Morden applications are built by layering one data model on top of another. Each layer hides the complexity of the layers below it by providing a data model.
Relational Vs Document Model
One-to-Many

For relational model, is hard to represent One-to-Many relationship, like one person may have 0 to infinite work experience.
- Relational → create multiple table to store company info, school info, then use foreign key to JOIN several tables
- Document → can use JSON-like structure, easy to read by human, and better locality (store these info in one place)
Many-to-One & Many-to-Many
When we store the region, we use ID rather than pure text. This is because ID has no meaning, it never needs to change. For example, if we want to update “Greater Seattle Area” to “Seattle”, we just need to modify the text in region_table.
Document model is good at One-to-Many because you can imagine it as a tree, but it’s not good at Many-to-X, because it looks like a graph.

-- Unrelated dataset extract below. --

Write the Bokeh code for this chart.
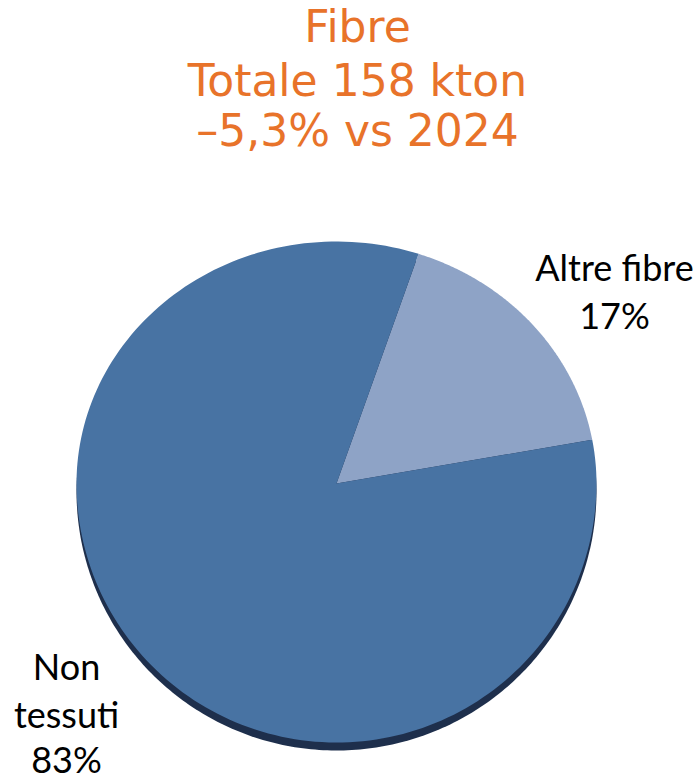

If document model doesn’t support JOIN, then we need to use iteration to mock JOIN in application level. Even if it supports JOIN, we still need to use document reference (just like foreign key), which is similar to relational model.
locality
For document database, it always store the whole document as a single object.

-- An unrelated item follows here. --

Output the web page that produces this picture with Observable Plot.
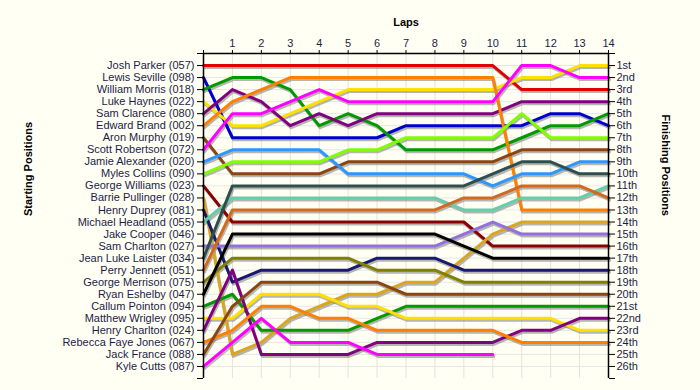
<!DOCTYPE html>
<html><head><meta charset="utf-8">
<script src="https://cdn.jsdelivr.net/npm/d3@7"></script>
<script src="https://cdn.jsdelivr.net/npm/@observablehq/plot@0.6"></script>
<style>
html,body{margin:0;padding:0;background:#fffff4;}
#chart{width:700px;height:390px;overflow:hidden;}
</style></head><body><div id="chart"></div>
<script>
const laps = d3.range(0, 15);
const startNames = ["Josh Parker (057)","Lewis Seville (098)","William Morris (018)","Luke Haynes (022)","Sam Clarence (080)","Edward Brand (002)","Aron Murphy (019)","Scott Robertson (072)","Jamie Alexander (020)","Myles Collins (090)","George Williams (023)","Barrie Pullinger (028)","Henry Duprey (081)","Michael Headland (055)","Jake Cooper (046)","Sam Charlton (027)","Jean Luke Laister (034)","Perry Jennett (051)","George Merrison (075)","Ryan Eshelby (047)","Callum Pointon (094)","Matthew Wrigley (095)","Henry Charlton (024)","Rebecca Faye Jones (067)","Jack France (088)","Kyle Cutts (087)"];
const finishLabels = ["1st","2nd","3rd","4th","5th","6th","7th","8th","9th","10th","11th","12th","13th","14th","15th","16th","17th","18th","19th","20th","21st","22nd","23rd","24th","25th","26th"];
const lineColors = ["#e00000","#0000cc","#009a00","#ffe000","#800080","#ff8000","#8b4513","#ff00ff","#2e96ff","#80ff00","#8b0000","#daa520","#191970","#66cdaa","#ff6347","#9370db","#2f4f4f","#d2691e","#808000","#000000","#009a00","#ffe000","#800080","#ff8000","#8b4513","#ff00ff"];
// race position of each driver (by starting order) at laps 0..14
const positions = [
  [1,1,1,1,1,1,1,1,1,1,1,3,3,3,3],
  [2,7,7,7,7,7,7,6,6,6,6,6,5,5,6],
  [3,2,2,3,6,5,6,8,8,8,8,7,6,6,5],
  [4,6,6,5,4,3,3,3,3,3,3,2,2,1,1],
  [5,3,4,6,5,6,5,5,5,5,5,4,4,4,4],
  [6,4,3,2,2,2,2,2,2,2,2,13,13,13,13],
  [7,10,10,10,10,9,9,9,9,9,9,8,8,8,8],
  [8,5,5,4,3,4,4,4,4,4,4,1,1,2,2],
  [9,8,8,8,8,10,10,10,10,10,11,10,10,9,9],
  [10,9,9,9,9,8,8,7,7,7,7,5,7,7,7],
  [11,14,14,14,14,14,14,14,14,14,16,16,16,16,16],
  [12,25,24,22,21,20,20,19,19,17,15,14,14,14,14],
  [13,19,18,18,18,18,17,17,17,18,18,18,18,18,18],
  [14,12,12,12,12,12,12,12,12,13,13,12,12,12,11],
  [],
  [16,16,16,16,16,16,16,16,16,15,14,15,15,15,15],
  [17,11,11,11,11,11,11,11,11,11,10,9,9,10,10],
  [18,13,13,13,13,13,13,13,13,12,12,11,11,11,12],
  [19,17,17,17,17,17,18,18,18,19,19,19,19,19,19],
  [20,15,15,15,15,15,15,15,15,16,17,17,17,17,17],
  [21,20,23,23,23,23,22,21,21,21,21,21,21,21,21],
  [22,22,20,20,20,21,21,22,22,22,22,22,22,23,23],
  [23,18,25,25,25,25,24,24,24,24,24,23,23,22,22],
  [24,23,21,21,22,22,23,23,23,23,23,24,24,24,24],
  [25,21,19,19,19,19,19,20,20,20,20,20,20,20,20],
  [26,24,22,24,24,24,25,25,25,25,25]
];

const rows = [];
positions.forEach((arr, i) => arr.forEach((p, lap) => rows.push({driver: i, lap: laps[lap], pos: p})));

const textColor = "#1c1c48";
const chart = Plot.plot({
  width: 700, height: 390,
  marginLeft: 203, marginRight: 92, marginTop: 53, marginBottom: 12,
  style: {background: "transparent", fontFamily: "'Liberation Sans', Arial, sans-serif", fontSize: "11px", color: textColor},
  x: {domain: [0, 14], axis: null},
  y: {domain: [0, 27], reverse: true, axis: null},
  color: {domain: d3.range(26), range: lineColors},
  marks: [
    Plot.ruleX(laps, {x: d => d, y1: 0, y2: 27, stroke: "#e2e2e2", strokeWidth: 1}),
    Plot.ruleY(d3.range(1, 27), {y: d => d, x1: 0, x2: 14, stroke: "#e6e6e6", strokeWidth: 1}),
    Plot.line(rows, {x: "lap", y: "pos", z: "driver", stroke: "#7a7a7a", strokeOpacity: 0.55, strokeWidth: 3, dx: 1, dy: 2, strokeLinejoin: "round"}),
    Plot.line(rows, {x: "lap", y: "pos", z: "driver", stroke: d => d.driver, strokeWidth: 3, strokeLinejoin: "round"}),
    Plot.ruleX([0, 14], {x: d => d, y1: 0, y2: 27, stroke: "black", strokeWidth: 1.5}),
    Plot.ruleY([0], {y: d => d, x1: 0, x2: 14, stroke: "black", strokeWidth: 1.5}),
    Plot.axisX({anchor: "top", ticks: laps, tickFormat: d => d === 0 ? "" : String(d), tickSize: 4, tickPadding: 3, label: null, stroke: "black", fill: textColor, fontSize: 11}),
    Plot.axisY({anchor: "left", ticks: d3.range(0, 28), tickFormat: d => startNames[d - 1] ?? "", tickSize: 6, tickPadding: 3, label: null, stroke: "black", fill: textColor, fontSize: 11}),
    Plot.axisY({anchor: "right", ticks: d3.range(0, 28), tickFormat: d => finishLabels[d - 1] ?? "", tickSize: 6, tickPadding: 2, label: null, stroke: "black", fill: textColor, fontSize: 11}),
    Plot.text(["Laps"], {frameAnchor: "top", dy: -35, fontWeight: "bold", fill: "black", fontSize: 11}),
    Plot.text(["Starting Positions"], {frameAnchor: "left", dx: -175, rotate: -90, fontWeight: "bold", fill: "black", fontSize: 11}),
    Plot.text(["Finishing Positions"], {frameAnchor: "right", dx: 57, rotate: 90, fontWeight: "bold", fill: "black", fontSize: 11})
  ]
});
document.getElementById("chart").appendChild(chart);
</script>
</body></html>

For read, it need to load the whole document from disk to memory, so if we need most of parts inside the document, it’s fine; otherwise, its performance is poor.

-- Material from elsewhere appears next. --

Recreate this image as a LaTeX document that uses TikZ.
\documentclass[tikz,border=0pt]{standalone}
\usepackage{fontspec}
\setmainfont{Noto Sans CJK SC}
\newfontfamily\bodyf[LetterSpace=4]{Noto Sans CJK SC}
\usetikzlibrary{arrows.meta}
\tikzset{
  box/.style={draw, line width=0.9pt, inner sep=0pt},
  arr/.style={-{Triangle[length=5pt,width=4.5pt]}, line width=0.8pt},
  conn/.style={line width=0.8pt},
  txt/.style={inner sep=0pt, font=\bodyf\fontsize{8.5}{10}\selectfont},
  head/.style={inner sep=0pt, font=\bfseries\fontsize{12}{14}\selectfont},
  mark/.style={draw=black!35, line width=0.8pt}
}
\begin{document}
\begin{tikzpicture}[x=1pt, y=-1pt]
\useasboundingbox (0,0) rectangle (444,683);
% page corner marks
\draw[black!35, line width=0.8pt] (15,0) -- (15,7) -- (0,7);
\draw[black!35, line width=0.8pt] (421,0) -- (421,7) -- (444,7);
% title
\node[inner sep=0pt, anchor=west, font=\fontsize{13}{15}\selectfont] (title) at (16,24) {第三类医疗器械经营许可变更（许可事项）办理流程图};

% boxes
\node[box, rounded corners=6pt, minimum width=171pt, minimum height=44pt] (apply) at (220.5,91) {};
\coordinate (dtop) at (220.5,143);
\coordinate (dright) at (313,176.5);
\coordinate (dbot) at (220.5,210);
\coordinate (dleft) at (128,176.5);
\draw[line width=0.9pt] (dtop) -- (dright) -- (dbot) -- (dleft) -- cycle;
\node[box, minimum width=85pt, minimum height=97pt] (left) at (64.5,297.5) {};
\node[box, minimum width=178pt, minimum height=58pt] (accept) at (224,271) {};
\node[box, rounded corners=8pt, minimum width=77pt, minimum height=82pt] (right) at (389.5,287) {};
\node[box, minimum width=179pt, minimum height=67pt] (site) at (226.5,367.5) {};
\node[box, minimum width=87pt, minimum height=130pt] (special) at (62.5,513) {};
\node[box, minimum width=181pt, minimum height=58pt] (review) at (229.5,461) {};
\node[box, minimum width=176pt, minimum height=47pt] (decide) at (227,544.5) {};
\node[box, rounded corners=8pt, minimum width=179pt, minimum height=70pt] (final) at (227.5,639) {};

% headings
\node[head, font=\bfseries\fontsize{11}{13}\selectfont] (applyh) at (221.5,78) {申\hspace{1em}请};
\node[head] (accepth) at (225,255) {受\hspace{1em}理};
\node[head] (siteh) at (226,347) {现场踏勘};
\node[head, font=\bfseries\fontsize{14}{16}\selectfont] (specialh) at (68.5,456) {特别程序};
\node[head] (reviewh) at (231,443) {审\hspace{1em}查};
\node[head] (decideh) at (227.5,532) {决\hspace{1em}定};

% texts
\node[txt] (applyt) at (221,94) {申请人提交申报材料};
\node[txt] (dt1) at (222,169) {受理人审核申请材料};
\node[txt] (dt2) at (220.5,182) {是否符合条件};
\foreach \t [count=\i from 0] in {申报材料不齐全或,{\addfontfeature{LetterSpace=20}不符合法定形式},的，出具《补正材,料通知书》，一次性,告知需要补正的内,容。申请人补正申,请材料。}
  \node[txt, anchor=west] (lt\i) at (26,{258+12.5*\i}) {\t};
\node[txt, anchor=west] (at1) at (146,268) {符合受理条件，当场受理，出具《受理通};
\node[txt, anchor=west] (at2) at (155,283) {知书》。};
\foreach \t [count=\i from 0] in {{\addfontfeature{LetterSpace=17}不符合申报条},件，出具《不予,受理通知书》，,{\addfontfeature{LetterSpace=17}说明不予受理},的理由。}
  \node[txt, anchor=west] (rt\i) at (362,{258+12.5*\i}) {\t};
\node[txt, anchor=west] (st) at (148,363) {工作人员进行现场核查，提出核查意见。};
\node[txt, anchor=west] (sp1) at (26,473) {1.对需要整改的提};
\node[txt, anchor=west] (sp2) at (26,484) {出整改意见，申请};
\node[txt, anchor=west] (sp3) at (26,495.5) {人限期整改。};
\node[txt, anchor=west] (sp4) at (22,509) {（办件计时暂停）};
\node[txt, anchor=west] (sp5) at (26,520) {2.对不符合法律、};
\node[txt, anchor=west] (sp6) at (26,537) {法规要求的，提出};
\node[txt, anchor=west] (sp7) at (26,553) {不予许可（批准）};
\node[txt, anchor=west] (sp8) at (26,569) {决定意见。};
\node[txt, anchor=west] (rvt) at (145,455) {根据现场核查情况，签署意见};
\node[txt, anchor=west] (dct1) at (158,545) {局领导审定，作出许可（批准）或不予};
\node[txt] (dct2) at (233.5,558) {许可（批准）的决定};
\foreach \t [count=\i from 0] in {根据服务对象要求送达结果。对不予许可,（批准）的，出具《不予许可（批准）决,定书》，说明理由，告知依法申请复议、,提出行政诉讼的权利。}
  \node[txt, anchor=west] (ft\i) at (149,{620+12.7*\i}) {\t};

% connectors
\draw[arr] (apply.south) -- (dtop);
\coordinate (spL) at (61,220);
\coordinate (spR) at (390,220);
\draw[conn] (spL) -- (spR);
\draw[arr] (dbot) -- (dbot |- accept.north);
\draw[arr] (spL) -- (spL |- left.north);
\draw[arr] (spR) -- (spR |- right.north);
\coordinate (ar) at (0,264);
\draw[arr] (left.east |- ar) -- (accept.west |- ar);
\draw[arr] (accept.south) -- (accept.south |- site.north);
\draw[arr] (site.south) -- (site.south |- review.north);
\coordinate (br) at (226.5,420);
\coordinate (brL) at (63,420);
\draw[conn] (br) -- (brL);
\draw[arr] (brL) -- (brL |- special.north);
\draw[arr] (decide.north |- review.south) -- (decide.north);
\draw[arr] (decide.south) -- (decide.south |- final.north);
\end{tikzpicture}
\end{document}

For write, it also need to rewrite the whole document from memory to disk, and only modifications that don’t change the total encoded size of a document can easily be performed in place; otherwise, system need to assign new space for new document.
schema-on-read vs schema-on-write
Document Database is not schemaless. Actually, it has implicit constrain, like when we write service code to read something from DB, we assume we can get some fields, so schema-on-read is a more accurate term.
| schema-on-read | check when we READ | poor efficiency, cuz we cannot do any optimizations when we write it |
| schema-on-write | check when we WRITE | good efficiency cuz we can check the type then do optimization |
Summary
| document | relation | |
|---|---|---|
| relation map | tree, one-to-many | can use foreign key to achieve many-to-X |
| JOIN | :( | :) |
| flexibility | flexible, can add fields easily | schema, hard to change |
| locality | if operate the whole doc, performance is good; but if only operate partial doc, performance is not good | scatter in tables |
Query Language
Declarative vs Imperative Language
| Declarative | Imperative | |
|---|---|---|
| Concept | declare the logic rather than actual execution | define the execution plan |
| Example | SQL, CSS | C++, Python, … |
| Abstraction | high | low |
| Parallel | good, cuz we let system do the optimization | poor, cuz we already defined the steps |
| What u want? | How to do that? |
Here are some advantages for declarative language:
- More concise and easily use
- Hide implementation details
- Good support for parallelism
MapReduce Query
MapReduce is neither a declarative language nor a imperative language.
- declarative → we don’t need to specify how to iter or shuffle dataset
- imperative → we need to implement
mapandreducefunctions
It requires the map and reduce are pure function, which means they only use input data, they cannot do anything else like query database.
And they cannot have any side effects, which means no matter when we run the function for a given input, the output should be the same.
What’s more, mapreduce is a very low-level model for distributed execution, so engineers can implement higher-level query language base it, like SQL can be implemented as a pipeline of mapreduce.
Graph Data Model
Suitable for Many-to-Many relationships.
- vertice / node
- edge / relation
- attribute
Graph can store both homogeneous and heterogeneous data. For example, node can represents people, city, animal, activity, etc.